Under the following kinds of transfer land could never be redeemed—

1. Ai-sere-ni-wa-ni-kuna (Loosening of the strangling cord)

This was land given by the family of a dead man to the family of his widow, who strangled herself in honour of her husband's memory. The custom of strangling wives is closely interwoven with the ancient beliefs regarding a future state. As has been explained already, the widow who did not court the strangling cord was assumed to have been unfaithful to her dead husband, and by following him along the path of the Shades she saved his memory as well as her own from dishonour, and her services thus deserved a recompense at the hands of his kinsmen.

[Page header: THE LOPPED FINGER]

Land given in this form of transfer could never be redeemed.

But it must be remembered that the transferees belonged to a tribe very closely connected by the ties of marriage and vasu with the donors, and that land was therefore virtually a transfer within the limits of the tribe.
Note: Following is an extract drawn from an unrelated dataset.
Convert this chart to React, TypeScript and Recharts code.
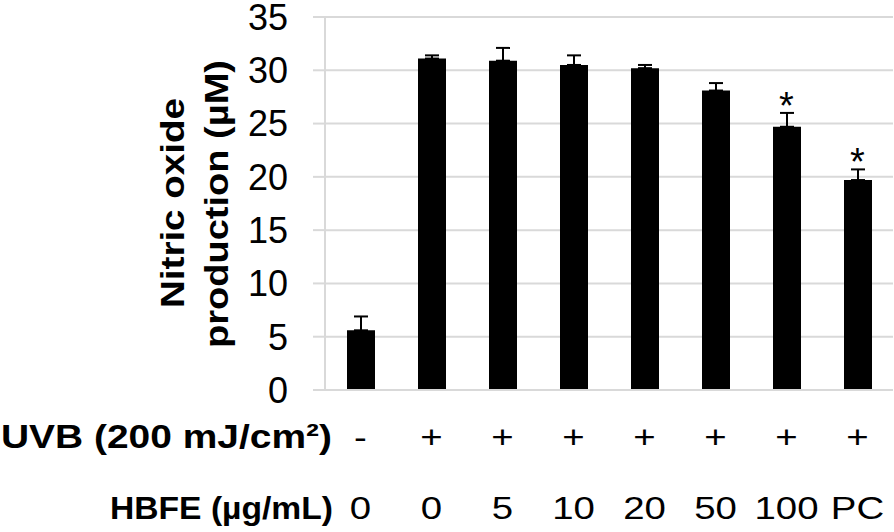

2. Ai-sere-i-soli-ni-mate (The unrolling of the shroud) and

3. Tholambuka (Carrying firewood)

Under these two customs, the relations of a sick man brought a bale of native cloth in which to wrap his body when dead, or firewood with which to cook his food when too ill to go and get it for himself, and the dying man, unable to make other return, presented them with a piece of land. Land so transferred was never redeemed, but in these cases again it is to be remembered that it was a transfer within the limits of the tribe.